PROBLEM TO WORK ON.
Restate each of the lines below word for word and drop every picture.

Code that draws figures.
____
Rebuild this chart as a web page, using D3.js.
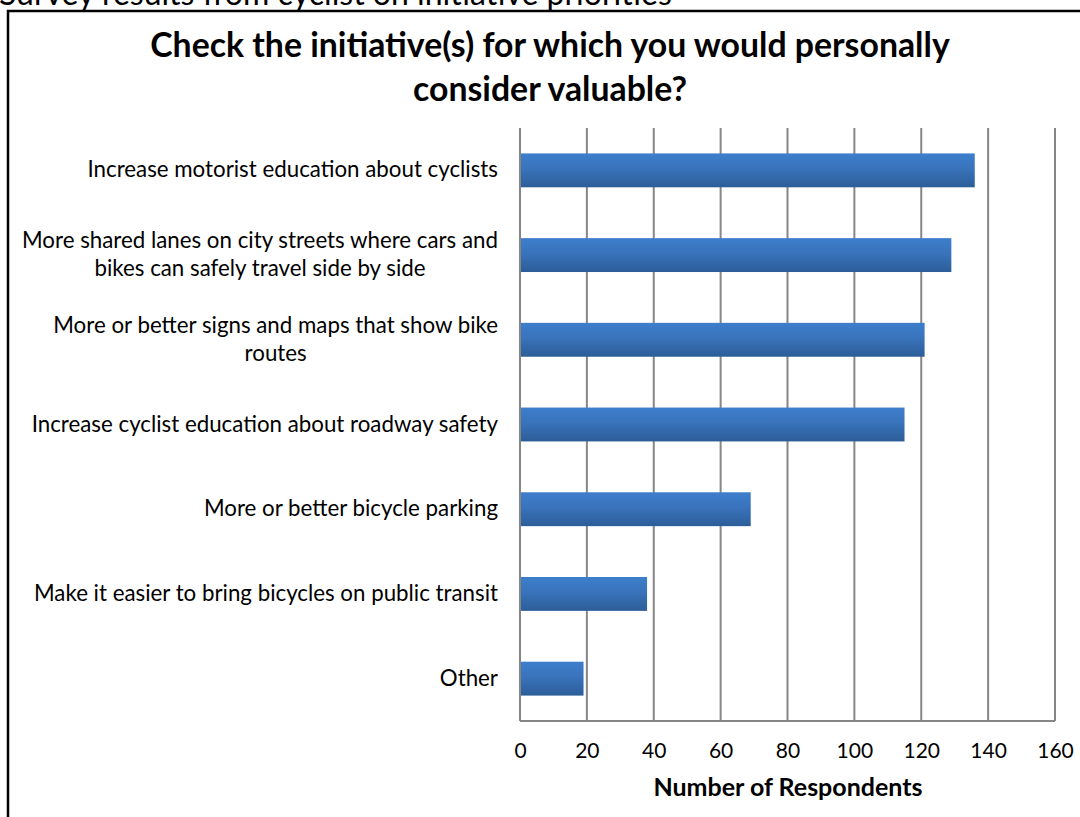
<!DOCTYPE html>
<html>
<head>
<meta charset="utf-8">
<script src="https://cdn.jsdelivr.net/npm/d3@7"></script>
<style>
  body { margin: 0; background: #fff; }
  svg { display: block; }
  text { font-family: Lato, "Open Sans", sans-serif; fill: #000; }
</style>
</head>
<body>
<svg width="1080" height="817"></svg>
<script>
// data, top to bottom as in the chart
var categories = [
    "Increase motorist education about cyclists",
    "More shared lanes on city streets where cars and\nbikes can safely travel side by side",
    "More or better signs and maps that show bike\nroutes",
    "Increase cyclist education about roadway safety",
    "More or better bicycle parking",
    "Make it easier to bring bicycles on public transit",
    "Other"
];
var respondents = [136, 129, 121, 115, 69, 38, 19];
var xTicks = [0, 20, 40, 60, 80, 100, 120, 140, 160];

var pageTitle = "Survey results from cyclist on initiative priorities";
var chartTitle = ["Check the initiative(s) for which you would personally", "consider valuable?"];
var xTitle = "Number of Respondents";

var svg = d3.select("svg");

// plot area
var plotLeft = 520, plotRight = 1055, plotTop = 128, plotBottom = 721;

var x = d3.scaleLinear().domain([0, 160]).range([plotLeft, plotRight]);
var y = d3.scaleBand().domain(categories).range([plotTop, plotBottom]).paddingInner(0.6).paddingOuter(0.3);

// gradient for the bars
var defs = svg.append("defs");
var grad = defs.append("linearGradient")
    .attr("id", "barGrad")
    .attr("x1", 0).attr("y1", 0).attr("x2", 0).attr("y2", 1);
grad.append("stop").attr("offset", "0%").attr("stop-color", "#3d7ecc");
grad.append("stop").attr("offset", "45%").attr("stop-color", "#3973bb");
grad.append("stop").attr("offset", "100%").attr("stop-color", "#2c5d98");

// header text, partly cut off at the top of the page
svg.append("text")
    .attr("x", -1)
    .attr("y", 5)
    .style("font-size", "32px")
    .text(pageTitle);

// chart frame
svg.append("rect")
    .attr("x", 8).attr("y", 11)
    .attr("width", 1200).attr("height", 1000)
    .attr("fill", "white")
    .attr("stroke", "#000")
    .attr("stroke-width", 2.5);

// title
svg.append("g")
    .selectAll("text")
    .data(chartTitle)
    .enter().append("text")
    .attr("x", 550)
    .attr("y", (d, i) => 57 + i * 44)
    .attr("text-anchor", "middle")
    .style("font-size", "33.8px")
    .style("font-weight", "bold")
    .text((d) => d);

// vertical gridlines
svg.append("g")
    .attr("class", "grid")
    .selectAll("line")
    .data(xTicks)
    .enter().append("line")
    .attr("x1", (d) => x(d)).attr("x2", (d) => x(d))
    .attr("y1", plotTop).attr("y2", plotBottom)
    .attr("stroke", "#868686")
    .attr("stroke-width", 2);

// bottom axis line
svg.append("line")
    .attr("x1", plotLeft).attr("x2", plotRight)
    .attr("y1", plotBottom).attr("y2", plotBottom)
    .attr("stroke", "#868686")
    .attr("stroke-width", 2);

// bars
svg.append("g")
    .attr("class", "bars")
    .selectAll("rect")
    .data(respondents)
    .enter().append("rect")
    .attr("x", x(0) + 1)
    .attr("y", (d, i) => y(categories[i]))
    .attr("width", (d) => x(d) - x(0) - 1)
    .attr("height", y.bandwidth())
    .attr("fill", "url(#barGrad)");

// x axis
var xAxis = svg.append("g")
    .attr("transform", `translate(0, ${plotBottom + 22})`)
    .call(d3.axisBottom(x).tickValues(xTicks).tickSize(0).tickPadding(0));
xAxis.select(".domain").remove();
xAxis.selectAll("text")
    .style("font-size", "21px")
    .style("font-family", "Lato, sans-serif")
    .attr("fill", "#000");

svg.append("text")
    .attr("x", 788)
    .attr("y", 796)
    .attr("text-anchor", "middle")
    .style("font-size", "25px")
    .style("font-weight", "bold")
    .text(xTitle);

// category labels, wrapped lines centred on each other, block right aligned
var labelRight = 498, lineH = 28;
var labels = svg.append("g").attr("class", "labels");
categories.forEach(function (c) {
    var lines = c.split("\n");
    var g = labels.append("g");
    var texts = g.selectAll("text")
        .data(lines)
        .enter().append("text")
        .style("font-size", "22.3px")
        .attr("y", (d, i) => y(c) + y.bandwidth() / 2 + 7 + (i - (lines.length - 1) / 2) * lineH)
        .text((d) => d);
    var maxW = d3.max(texts.nodes(), (n) => n.getComputedTextLength());
    texts.attr("text-anchor", "middle").attr("x", labelRight - maxW / 2);
});
</script>
</body>
</html>
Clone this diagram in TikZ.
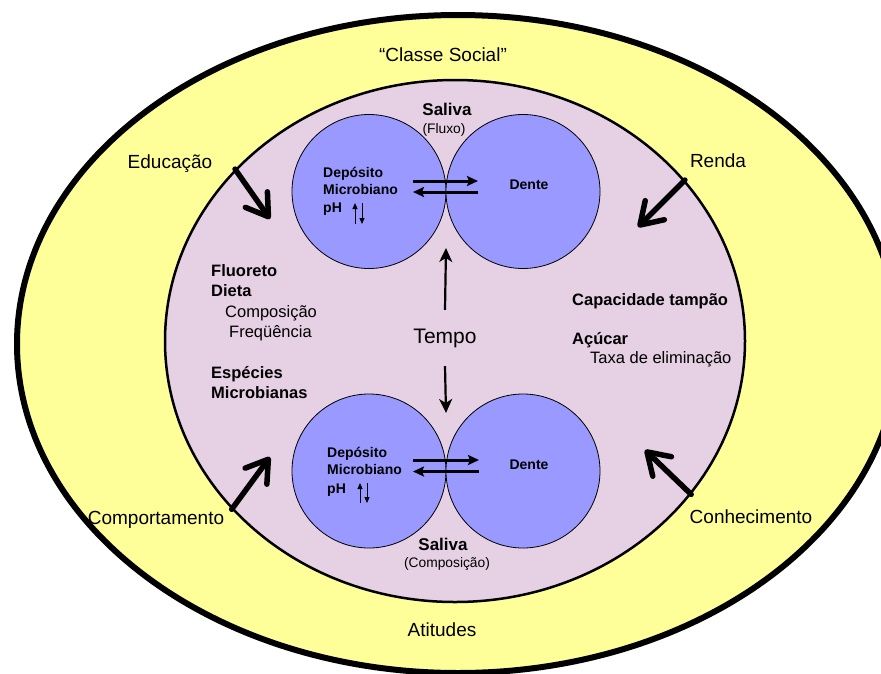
____
REPLY TO THE TASK.
Rebuild this chart as a web page, using D3.js.
<!DOCTYPE html>
<html>
<head>
<meta charset="utf-8">
<script src="https://cdn.jsdelivr.net/npm/d3@7"></script>
<style>
  body { margin: 0; background: #fff; }
  svg { display: block; }
  text { font-family: Lato, "Open Sans", sans-serif; fill: #000; }
</style>
</head>
<body>
<svg width="1080" height="817"></svg>
<script>
// data, top to bottom as in the chart
var categories = [
    "Increase motorist education about cyclists",
    "More shared lanes on city streets where cars and\nbikes can safely travel side by side",
    "More or better signs and maps that show bike\nroutes",
    "Increase cyclist education about roadway safety",
    "More or better bicycle parking",
    "Make it easier to bring bicycles on public transit",
    "Other"
];
var respondents = [136, 129, 121, 115, 69, 38, 19];
var xTicks = [0, 20, 40, 60, 80, 100, 120, 140, 160];

var pageTitle = "Survey results from cyclist on initiative priorities";
var chartTitle = ["Check the initiative(s) for which you would personally", "consider valuable?"];
var xTitle = "Number of Respondents";

var svg = d3.select("svg");

// plot area
var plotLeft = 520, plotRight = 1055, plotTop = 128, plotBottom = 721;

var x = d3.scaleLinear().domain([0, 160]).range([plotLeft, plotRight]);
var y = d3.scaleBand().domain(categories).range([plotTop, plotBottom]).paddingInner(0.6).paddingOuter(0.3);

// gradient for the bars
var defs = svg.append("defs");
var grad = defs.append("linearGradient")
    .attr("id", "barGrad")
    .attr("x1", 0).attr("y1", 0).attr("x2", 0).attr("y2", 1);
grad.append("stop").attr("offset", "0%").attr("stop-color", "#3d7ecc");
grad.append("stop").attr("offset", "45%").attr("stop-color", "#3973bb");
grad.append("stop").attr("offset", "100%").attr("stop-color", "#2c5d98");

// header text, partly cut off at the top of the page
svg.append("text")
    .attr("x", -1)
    .attr("y", 5)
    .style("font-size", "32px")
    .text(pageTitle);

// chart frame
svg.append("rect")
    .attr("x", 8).attr("y", 11)
    .attr("width", 1200).attr("height", 1000)
    .attr("fill", "white")
    .attr("stroke", "#000")
    .attr("stroke-width", 2.5);

// title
svg.append("g")
    .selectAll("text")
    .data(chartTitle)
    .enter().append("text")
    .attr("x", 550)
    .attr("y", (d, i) => 57 + i * 44)
    .attr("text-anchor", "middle")
    .style("font-size", "33.8px")
    .style("font-weight", "bold")
    .text((d) => d);

// vertical gridlines
svg.append("g")
    .attr("class", "grid")
    .selectAll("line")
    .data(xTicks)
    .enter().append("line")
    .attr("x1", (d) => x(d)).attr("x2", (d) => x(d))
    .attr("y1", plotTop).attr("y2", plotBottom)
    .attr("stroke", "#868686")
    .attr("stroke-width", 2);

// bottom axis line
svg.append("line")
    .attr("x1", plotLeft).attr("x2", plotRight)
    .attr("y1", plotBottom).attr("y2", plotBottom)
    .attr("stroke", "#868686")
    .attr("stroke-width", 2);

// bars
svg.append("g")
    .attr("class", "bars")
    .selectAll("rect")
    .data(respondents)
    .enter().append("rect")
    .attr("x", x(0) + 1)
    .attr("y", (d, i) => y(categories[i]))
    .attr("width", (d) => x(d) - x(0) - 1)
    .attr("height", y.bandwidth())
    .attr("fill", "url(#barGrad)");

// x axis
var xAxis = svg.append("g")
    .attr("transform", `translate(0, ${plotBottom + 22})`)
    .call(d3.axisBottom(x).tickValues(xTicks).tickSize(0).tickPadding(0));
xAxis.select(".domain").remove();
xAxis.selectAll("text")
    .style("font-size", "21px")
    .style("font-family", "Lato, sans-serif")
    .attr("fill", "#000");

svg.append("text")
    .attr("x", 788)
    .attr("y", 796)
    .attr("text-anchor", "middle")
    .style("font-size", "25px")
    .style("font-weight", "bold")
    .text(xTitle);

// category labels, wrapped lines centred on each other, block right aligned
var labelRight = 498, lineH = 28;
var labels = svg.append("g").attr("class", "labels");
categories.forEach(function (c) {
    var lines = c.split("\n");
    var g = labels.append("g");
    var texts = g.selectAll("text")
        .data(lines)
        .enter().append("text")
        .style("font-size", "22.3px")
        .attr("y", (d, i) => y(c) + y.bandwidth() / 2 + 7 + (i - (lines.length - 1) / 2) * lineH)
        .text((d) => d);
    var maxW = d3.max(texts.nodes(), (n) => n.getComputedTextLength());
    texts.attr("text-anchor", "middle").attr("x", labelRight - maxW / 2);
});
</script>
</body>
</html>
Clone this diagram in TikZ.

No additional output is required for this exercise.